Sorti de scène, on s’assied à une table dans le jardin, un dehors familier, une trêve dans la ville. On jette un regard à travers la porte vitrée de la véranda. Le titre de l’installation revient comme un résidu de figuration, objet du langage qui raconte une anecdote (7) sans livrer tous ses secrets.
On entreprend le retour.
Luc Jeand'heur
(1) 1 + 1 = 1 => 1 + (1+1) = 1 => etc.
(2) « Between the furniture and the building » est une expression anglaise qui veut dire être dans une position intolérable, à laquelle vous ne pouvez pas échapper. Je pense que nous sommes pris au piège de l’architecture comme du langage. Ainsi tout comme le langage, l’architecture nous dit toujours : « ne vous en faites pas, vous pouvez me faire confiance.
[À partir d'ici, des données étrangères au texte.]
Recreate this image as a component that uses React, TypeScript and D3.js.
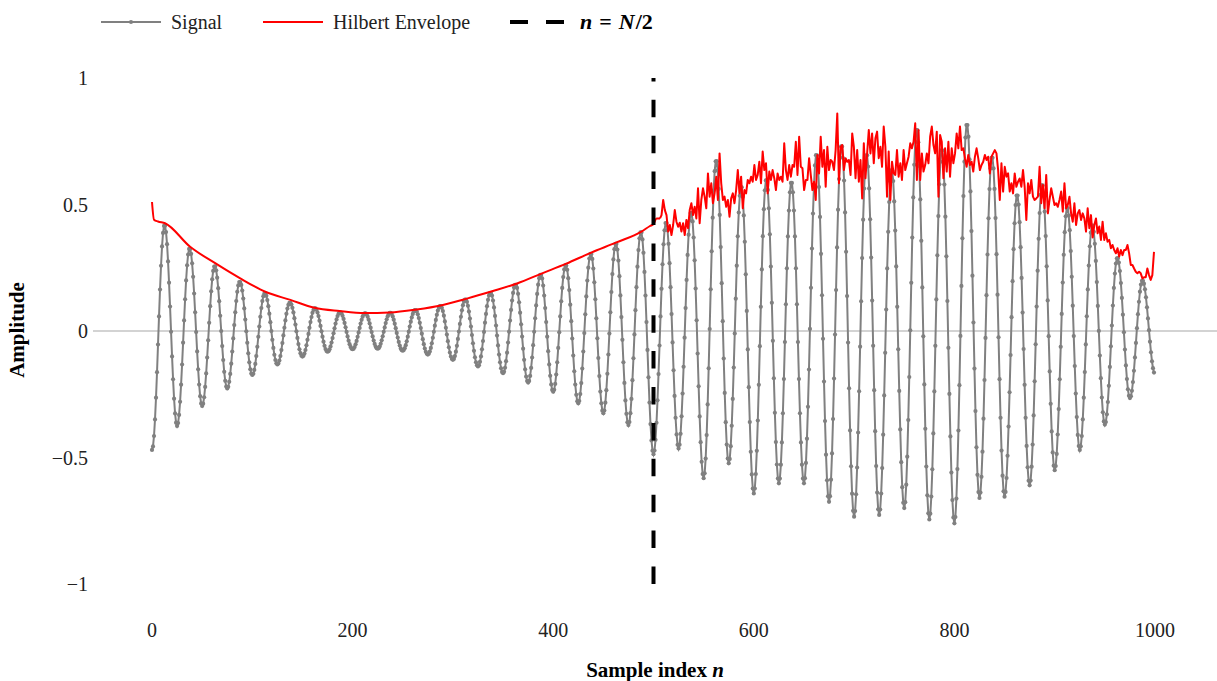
import React from "react";
import * as d3 from "d3";

// Axis ticks
const X_TICKS = [0, 200, 400, 600, 800, 1000];
const Y_TICKS = [-1, -0.5, 0, 0.5, 1];

// Signal: 1000 samples, one cycle every 25 samples.
const N_SAMPLES = 1000;
const HALF_CYCLE = 12.5;
const MIDPOINT = 500;

// Trough values at n = 0, 25, 50, ..., 1000
const TROUGHS = [
  -0.47, -0.375, -0.296, -0.227, -0.174, -0.132, -0.101, -0.082, -0.072, -0.07,
  -0.078, -0.093, -0.114, -0.14, -0.167, -0.204, -0.24, -0.286, -0.325, -0.372,
  -0.487, -0.464, -0.582, -0.523, -0.642, -0.602, -0.602, -0.675, -0.734, -0.727,
  -0.7, -0.745, -0.76, -0.66, -0.655, -0.61, -0.55, -0.47, -0.37, -0.265, -0.17,
];

// Peak values at n = 12.5, 37.5, ..., 987.5
const PEAKS = [
  0.419, 0.327, 0.257, 0.195, 0.149, 0.112, 0.09, 0.074, 0.07, 0.072,
  0.083, 0.099, 0.125, 0.151, 0.184, 0.224, 0.261, 0.307, 0.347, 0.393,
  0.43, 0.47, 0.676, 0.573, 0.6, 0.59, 0.7, 0.735, 0.7, 0.64,
  0.8, 0.72, 0.82, 0.69, 0.54, 0.58, 0.49, 0.42, 0.29, 0.2,
];

// Hilbert envelope, smooth first half (sample index, amplitude)
const ENV_SMOOTH_N = [
  0, 2, 6, 13, 38, 63, 88, 113, 138, 162, 187, 212, 237, 264, 289, 314, 339,
  364, 389, 413, 438, 463, 488, 496.5, 500, 503, 506.5,
];
const ENV_SMOOTH_V = [
  0.51, 0.44, 0.433, 0.426, 0.333, 0.268, 0.208, 0.155, 0.123, 0.092, 0.079,
  0.071, 0.073, 0.085, 0.102, 0.128, 0.157, 0.188, 0.228, 0.266, 0.31, 0.35,
  0.393, 0.415, 0.423, 0.445, 0.445,
];

// Hilbert envelope, noisy second half, evenly spaced from n = 508 to n = 999
const ENV_NOISY_START = 508;
const ENV_NOISY_END = 999;
const ENV_NOISY = [
  0.458, 0.518, 0.478, 0.458, 0.393, 0.419, 0.379, 0.419, 0.478, 0.432,
  0.412, 0.428, 0.393, 0.426, 0.379, 0.439, 0.406, 0.478, 0.505, 0.458,
  0.491, 0.445, 0.564, 0.426, 0.518, 0.564, 0.531, 0.485, 0.623, 0.531,
  0.584, 0.505, 0.544, 0.61, 0.518, 0.702, 0.584, 0.518, 0.531, 0.491,
  0.518, 0.452, 0.524, 0.544, 0.505, 0.557, 0.636, 0.544, 0.61, 0.485,
  0.557, 0.544, 0.597, 0.584, 0.61, 0.59, 0.656, 0.597, 0.617, 0.669,
  0.584, 0.709, 0.636, 0.663, 0.544, 0.63, 0.597, 0.636, 0.604, 0.557,
  0.623, 0.597, 0.61, 0.59, 0.742, 0.636, 0.597, 0.656, 0.61, 0.656,
  0.649, 0.748, 0.617, 0.768, 0.649, 0.643, 0.557, 0.597, 0.597, 0.683,
  0.617, 0.557, 0.59, 0.518, 0.696, 0.623,
  0.768, 0.649, 0.715, 0.57, 0.728, 0.636, 0.676, 0.669, 0.636, 0.715,
  0.86, 0.584, 0.728, 0.735, 0.636, 0.683, 0.669, 0.676, 0.617, 0.781,
  0.728, 0.604, 0.715, 0.59, 0.676, 0.524, 0.742, 0.604, 0.702, 0.794,
  0.702, 0.781, 0.663, 0.762, 0.788, 0.683, 0.728, 0.649, 0.808, 0.728,
  0.531, 0.709, 0.518, 0.669, 0.623, 0.617, 0.715, 0.61, 0.663, 0.597,
  0.715, 0.636, 0.663, 0.689, 0.742, 0.722, 0.748, 0.821, 0.597, 0.794,
  0.597, 0.702, 0.63, 0.656, 0.702, 0.663, 0.768, 0.808, 0.735, 0.702,
  0.788, 0.531, 0.775, 0.748, 0.604, 0.722, 0.63, 0.748, 0.61, 0.722,
  0.663, 0.702, 0.781, 0.722, 0.808, 0.715, 0.722, 0.683, 0.649, 0.696,
  0.656, 0.669, 0.63, 0.689, 0.722, 0.683, 0.636, 0.656, 0.669,
  0.696, 0.676, 0.689, 0.623, 0.689, 0.702, 0.715, 0.702, 0.636, 0.518,
  0.663, 0.551, 0.649, 0.61, 0.623, 0.551, 0.584, 0.544, 0.623, 0.57,
  0.59, 0.603, 0.57, 0.636, 0.57, 0.439, 0.584, 0.544, 0.597, 0.531,
  0.518, 0.524, 0.531, 0.649, 0.505, 0.577, 0.485, 0.617, 0.465, 0.518,
  0.564, 0.531, 0.498, 0.505, 0.491, 0.518, 0.551, 0.472, 0.584, 0.485,
  0.498, 0.531, 0.465, 0.432, 0.505, 0.419, 0.465, 0.478, 0.439, 0.465,
  0.445, 0.393, 0.485, 0.406, 0.458, 0.37, 0.419, 0.445, 0.386, 0.413,
  0.36, 0.432, 0.36, 0.386, 0.353, 0.36, 0.327, 0.34, 0.32, 0.307,
  0.327, 0.294, 0.32, 0.3, 0.32, 0.32, 0.34, 0.307, 0.261, 0.261,
  0.247, 0.234, 0.228, 0.234, 0.228, 0.208, 0.212, 0.212, 0.247, 0.221,
  0.202, 0.221, 0.313,
];

const W = 1217;
const H = 681;
const FONT = "Liberation Serif, DejaVu Serif, serif";
const GRAY = "#808080";

// Sample value between consecutive extrema, following a half-cosine swing
function sampleAt(n: number): number {
  const j = Math.floor(n / HALF_CYCLE);
  const ext = (k: number) =>
    k % 2 === 0 ? TROUGHS[Math.min(k / 2, TROUGHS.length - 1)] : PEAKS[(k - 1) / 2];
  if (j >= 2 * PEAKS.length) return TROUGHS[TROUGHS.length - 1];
  const t = (n - j * HALF_CYCLE) / HALF_CYCLE;
  const a = ext(j);
  const b = ext(j + 1);
  return a + ((b - a) * (1 - Math.cos(Math.PI * t))) / 2;
}

const txt = (size: number, extra: React.CSSProperties = {}): React.CSSProperties => ({
  fontFamily: FONT,
  fontSize: size,
  ...extra,
});

export default function App() {
  const x = d3.scaleLinear().domain([0, 1000]).range([152, 1155]);
  const y = d3.scaleLinear().domain([-1, 1]).range([584, 78]);

  const signal = d3.range(N_SAMPLES).map((n) => ({ n, v: sampleAt(n) }));

  const line = d3
    .line<{ n: number; v: number }>()
    .x((d) => x(d.n))
    .y((d) => y(d.v));

  const smoothEnv = ENV_SMOOTH_N.map((n, i) => ({ n, v: ENV_SMOOTH_V[i] }));
  const noisyStep = (ENV_NOISY_END - ENV_NOISY_START) / (ENV_NOISY.length - 1);
  const noisyEnv = [smoothEnv[smoothEnv.length - 1]].concat(
    ENV_NOISY.map((v, i) => ({ n: ENV_NOISY_START + i * noisyStep, v }))
  );
  const smoothPath = d3
    .line<{ n: number; v: number }>()
    .x((d) => x(d.n))
    .y((d) => y(d.v))
    .curve(d3.curveMonotoneX)(smoothEnv);

  const fmt = (v: number) => (v < 0 ? "\u2212" + String(-v) : String(v));

  return (
    <svg
      width={W}
      height={H}
      style={{ position: "absolute", left: 0, top: 0, display: "block", background: "#fff" }}
    >
      {/* zero line */}
      <line x1={93} x2={W} y1={y(0)} y2={y(0)} stroke="#c4c4c4" strokeWidth={1.6} />

      {/* signal */}
      <path d={line(signal) ?? ""} fill="none" stroke={GRAY} strokeWidth={2} />
      {signal.map((d) => (
        <circle key={d.n} cx={x(d.n)} cy={y(d.v)} r={2.1} fill={GRAY} />
      ))}

      {/* envelope */}
      <path d={smoothPath ?? ""} fill="none" stroke="#ff0000" strokeWidth={2} />
      <path d={line(noisyEnv) ?? ""} fill="none" stroke="#ff0000" strokeWidth={2} strokeLinejoin="round" />

      {/* n = N/2 marker */}
      <line
        x1={x(MIDPOINT)}
        x2={x(MIDPOINT)}
        y1={y(-1)}
        y2={y(1)}
        stroke="#000"
        strokeWidth={4}
        strokeDasharray="17.5 18.4"
      />

      {/* y ticks */}
      {Y_TICKS.map((t) => (
        <text key={t} x={88} y={y(t)} dy="0.35em" textAnchor="end" style={txt(20)} fill="#222">
          {fmt(t)}
        </text>
      ))}
      {/* x ticks */}
      {X_TICKS.map((t) => (
        <text key={t} x={x(t)} y={637} textAnchor="middle" style={txt(20)} fill="#222">
          {t}
        </text>
      ))}

      {/* axis titles */}
      <text x={655} y={677} textAnchor="middle" style={txt(21, { fontWeight: "bold" })} fill="#000">
        Sample index <tspan style={{ fontStyle: "italic" }}>n</tspan>
      </text>
      <text
        transform={`translate(24, 330) rotate(-90)`}
        textAnchor="middle"
        style={txt(21, { fontWeight: "bold" })}
        fill="#000"
      >
        Amplitude
      </text>

      {/* legend */}
      <g>
        <line x1={101} x2={161} y1={22} y2={22} stroke={GRAY} strokeWidth={2} />
        <circle cx={131} cy={22} r={2.1} fill={GRAY} />
        <text x={171} y={22} dy="0.33em" style={txt(20)} fill="#222">
          Signal
        </text>
        <line x1={263} x2={323} y1={22} y2={22} stroke="#ff0000" strokeWidth={2} />
        <text x={333} y={22} dy="0.33em" style={txt(20)} fill="#222">
          Hilbert Envelope
        </text>
        <line
          x1={510}
          x2={564}
          y1={22}
          y2={22}
          stroke="#000"
          strokeWidth={4}
          strokeDasharray="18 18"
        />
        <text x={580} y={22} dy="0.33em" style={txt(22, { fontWeight: "bold" })} fill="#000">
          <tspan style={{ fontStyle: "italic" }}>n</tspan>
          <tspan dx={7}>=</tspan>
          <tspan dx={7} style={{ fontStyle: "italic" }}>N</tspan>
          <tspan dx={1}>/2</tspan>
        </text>
      </g>
    </svg>
  );
}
C’est vous qui m’avez fait, je suis de votre côté, je vous suis naturel ». Comme ce que disent nos mères, il faut faire attention quand nos mères disent des choses, car elles ne disent pas la vérité.
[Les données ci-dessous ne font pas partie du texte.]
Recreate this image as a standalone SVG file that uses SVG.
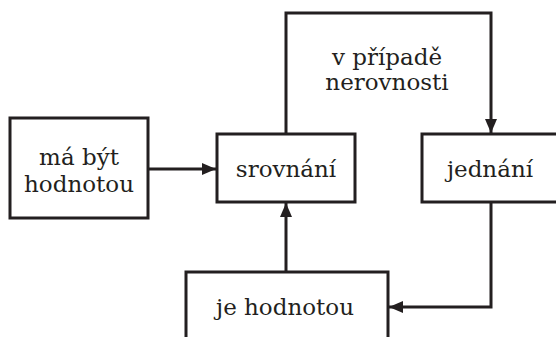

Jimmie Duhram, entretien avec Pierre Bal-Blanc, Bloc-notes, 1999 (en aparté, selon Diderot, l’architecture est la mère des arts)
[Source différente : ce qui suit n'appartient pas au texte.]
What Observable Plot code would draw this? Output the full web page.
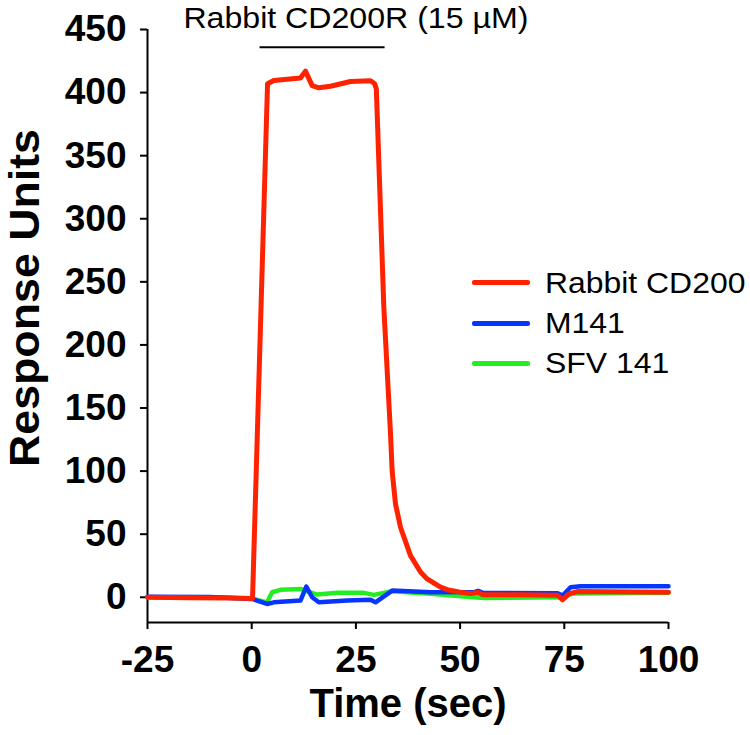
<!DOCTYPE html>
<html><head><meta charset="utf-8">
<script src="https://cdn.jsdelivr.net/npm/d3@7"></script>
<script src="https://cdn.jsdelivr.net/npm/@observablehq/plot@0.6"></script>
<style>
body{margin:0;background:#fff;}
#chart{position:relative;width:750px;height:735px;font-family:"Liberation Sans",Arial,Helvetica,sans-serif;}
#legend{position:absolute;left:0;top:0;}
.lg{position:absolute;left:472px;width:58px;height:4.5px;border-radius:2px;}
.lt{position:absolute;left:545px;font-size:29px;line-height:30px;color:#000;white-space:nowrap;transform:scaleX(1.1);transform-origin:left center;}
</style></head><body><div id="chart"></div>
<script>
// axes
const xDomain = [-25, 100];
const yDomain = [-20, 450];
const xTicks = [-25, 0, 25, 50, 75, 100];
const yTicks = [0, 50, 100, 150, 200, 250, 300, 350, 400, 450];

// series
const seriesNames = ["Rabbit CD200", "M141", "SFV 141"];
const seriesColors = ["#ff2200", "#0535ff", "#22ee22"];

const cd200Time = [-25, -15, -5, 0.2, 3.8, 5.3, 11.7, 12.9, 14.5, 16.1, 18.9, 23.7, 28.5, 29.5, 29.9, 31.7, 33.3, 33.7, 34.5, 35.7, 38.1, 40.5, 42.1, 45.3, 46.9, 50.9, 52.5, 54.3, 55.5, 64.6, 73.4, 74.6, 76.1, 78.1, 100];
const cd200RU   = [0, -0.3, -0.5, -1, 407, 409.5, 411.5, 417, 405.5, 403.8, 405, 408.8, 409.4, 407, 403, 230, 130, 100, 74, 55.5, 33, 20, 14.5, 8, 6, 3.5, 3, 3.8, 2, 2, 1.5, -2, 2.7, 4.5, 4];

const m141Time = [-25, -10, 0.1, 3.7, 5.3, 11.7, 13.1, 14.5, 16.1, 22.9, 28.5, 29.7, 33.7, 42.9, 53.5, 54.3, 55.5, 73.4, 74.6, 76.5, 78.9, 100];
const m141RU   = [0.5, 0.3, -1.3, -5.3, -4, -2.6, 8.5, 0, -4, -2.6, -2, -4, 5.3, 4, 4.2, 5, 3.5, 3.2, 1.3, 7.9, 8.7, 8.7];

const sfvTime = [-25, -10, 0.1, 3.7, 4.9, 6.9, 11.7, 13, 15.7, 20.6, 26.9, 29.3, 33.7, 42.9, 50.9, 55.7, 73.4, 75.5, 77, 100];
const sfvRU   = [0, 0, -1, -4, 4, 5.9, 6.6, 5, 2.1, 3.5, 3.5, 1.9, 4.8, 2.7, 0.6, -0.5, 0, 1, 3, 3.5];

// annotation
const titleText = "Rabbit CD200R (15 \u00b5M)";
const titleX = 25;
const injectionStart = 2;
const injectionEnd = 32;
const injectionRU = 436;

const toRows = (ts, vs, name) => ts.map((t, i) => ({t, ru: vs[i], name}));
const cd200 = toRows(cd200Time, cd200RU, seriesNames[0]);
const m141 = toRows(m141Time, m141RU, seriesNames[1]);
const sfv = toRows(sfvTime, sfvRU, seriesNames[2]);

const fmt = d => String(d);

const chart = Plot.plot({
  width: 750,
  height: 735,
  marginLeft: 147,
  marginRight: 82,
  marginTop: 29,
  marginBottom: 113,
  style: {fontFamily: "'Liberation Sans', Arial, Helvetica, sans-serif", color: "#000", background: "#fff"},
  x: {domain: xDomain},
  y: {domain: yDomain},
  color: {domain: seriesNames, range: seriesColors},
  marks: [
    Plot.axisX({ticks: xTicks, tickFormat: fmt, tickSize: 7, tickPadding: 16, strokeWidth: 2, label: null, fontSize: 37, fontWeight: "bold"}),
    Plot.axisY({ticks: yTicks, tickFormat: fmt, tickSize: 7, tickPadding: 14, strokeWidth: 2, label: null, fontSize: 37, fontWeight: "bold"}),
    Plot.ruleX([xDomain[0]], {stroke: "#000", strokeWidth: 2}),
    Plot.ruleY([yDomain[0]], {stroke: "#000", strokeWidth: 2}),
    Plot.line(sfv, {x: "t", y: "ru", stroke: "name", strokeWidth: 4.5}),
    Plot.line(m141, {x: "t", y: "ru", stroke: "name", strokeWidth: 4.5}),
    Plot.line(cd200, {x: "t", y: "ru", stroke: "name", strokeWidth: 5}),
    Plot.ruleY([injectionRU], {x1: injectionStart, x2: injectionEnd, stroke: "#000", strokeWidth: 2}),
    Plot.text([titleText], {x: titleX, y: yDomain[1], lineAnchor: "bottom", dy: -2, fontSize: 29, fill: "#000", className: "ttl"}),
    Plot.text(["Time (sec)"], {frameAnchor: "bottom", lineAnchor: "top", dy: 66, fontSize: 40, fontWeight: "bold", fill: "#000"}),
    Plot.text(["Response Units"], {frameAnchor: "left", textAnchor: "middle", rotate: -90, dx: -122, dy: -28, fontSize: 42, fontWeight: "bold", fill: "#000", className: "ylab"})
  ]
});

const root = document.getElementById("chart");
root.appendChild(chart);

// stretch title and y label slightly to match the reference's wide lettering
d3.select(chart).selectAll(".ttl text").attr("textLength", 345).attr("lengthAdjust", "spacingAndGlyphs");
d3.select(chart).selectAll(".ylab text").attr("textLength", 338).attr("lengthAdjust", "spacingAndGlyphs");

const legend = document.createElement("div");
legend.id = "legend";
const rowY = [282.7, 323.3, 363.3];
seriesNames.forEach((n, i) => {
  const l = document.createElement("div");
  l.className = "lg";
  l.style.top = (rowY[i] - 2.25) + "px";
  l.style.background = seriesColors[i];
  const t = document.createElement("div");
  t.className = "lt";
  t.style.top = (rowY[i] - 15) + "px";
  t.textContent = n;
  legend.appendChild(l);
  legend.appendChild(t);
});
root.appendChild(legend);
</script>
</body></html>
(3) Cette notion capitale dans le travail de Clément Laigle qui, soit modifie, soit interdit (sans titre (ORLEANS) - 2005, FOREVER YOUNG - 2006), soit introduit une sensation à peine perceptible (Corridor 2003, Courant d’air 2002). Chaque installation résonne comme la pièce d’un tout qui se réalise comme une somme de lui-même.
(4) Dans un usage non psychopathologique, sensation de dépaysement total de l’individu transporté hors de son environnement naturel.
(5) librairie l’Histoire de l’Œil et galerie ho.
(6) Mies van der Rohe
(7) To have and have not (le port de l’angoisse) Film adapté d’une nouvelle éponyme d’Hemingway (En avoir ou pas en Français) né d’une partie de pêche organisé par Hawks pour convaincre l’écrivain de venir dans le cinéma. Face au récalcitrant, Hawks propose d’adapter à l’écran son plus mauvais livre. Hemingway aurait répondu « To have and have not ».